- From: Jamie Lokier <jamie@shareable.org>
- Date: Fri, 28 Mar 2008 14:05:18 +0000
- To: Frank Ellermann <hmdmhdfmhdjmzdtjmzdtzktdkztdjz@gmail.com>
- Cc: ietf-http-wg@w3.org
Frank Ellermann wrote: > > An issue I have with RFC2047 is it seems to imply every "proper" > > implementation of a HTTP reciever, which does something with received > > TEXT (such as display it), needs to have a _large_ table of known > > character set names and conversion routines. > > No, by design MIME works if the other side has no clue what it is. > > It would then see gibberish like =?us-ascii*en-GB?Q?hello_world?= > and don't know that this an odd way to say "hello world". It is > not forced to know what "encoded words" are, and if it knows this > it is not forced to support each and every charset.
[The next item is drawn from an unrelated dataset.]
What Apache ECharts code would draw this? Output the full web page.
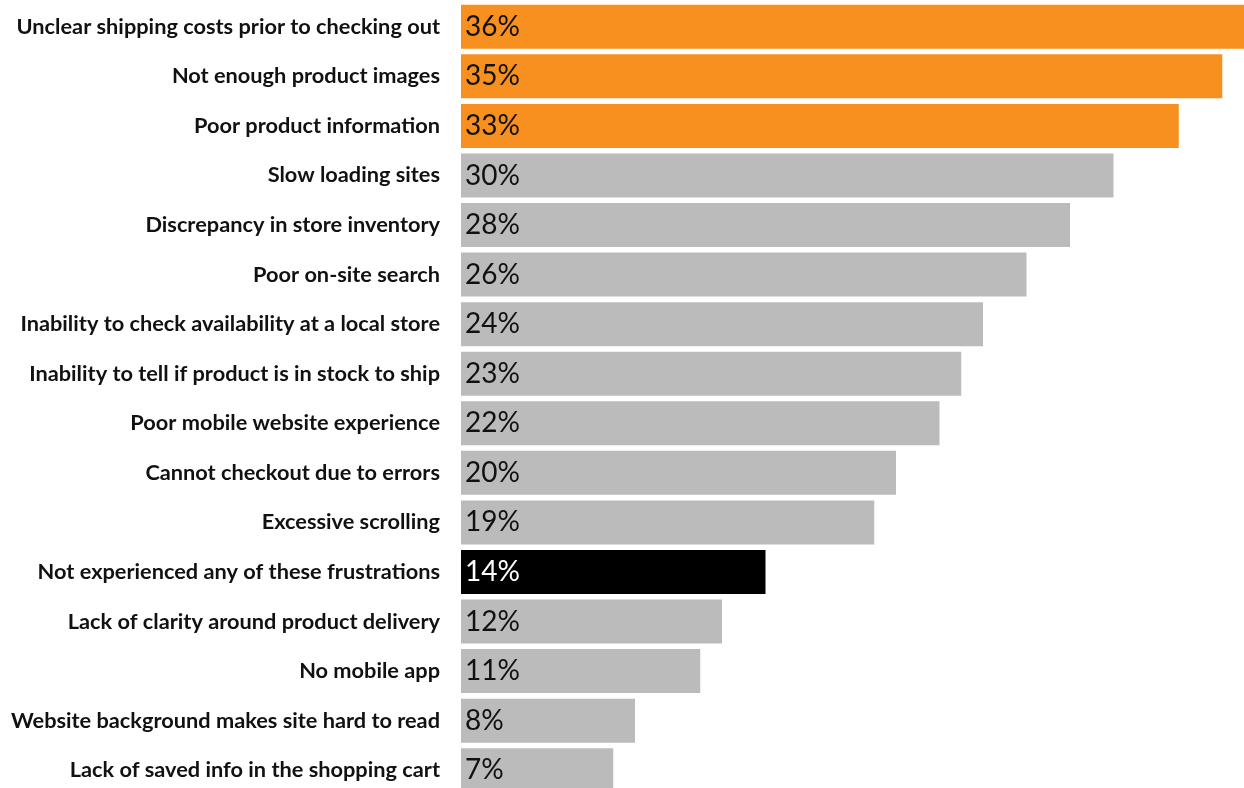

You are sort of making my point for me. If it's acceptable that a receiver sees gibberish text when it doesn't understand the particular encoding, and it's acceptable that it doesn't support each and every charset.... Is there a problem with transmitting binary UTF-8? It's just an "odd way to say" some i18n text. Some receivers will decode it as intended; some will show gibberish. How is that different from your example? > If some communities use koi8-r or some older charset popular in > JP this is the same issue as in ordinary Web browsers or e-mail: > > I cannot read Cyrl or Jpan scripts, it is irrelevant from my POV > how that is encoded. I thought the IETF was moving to recommend UTF-8 wherever possible nowadays? (Though I gather some people are still unhappy with Unicode, since it doesn't distinguish some ideographs which are drawn differently in different languages, and thus prefer not to use UTF-8.) -- Jamie
Received on Friday, 28 March 2008 14:05:56 UTC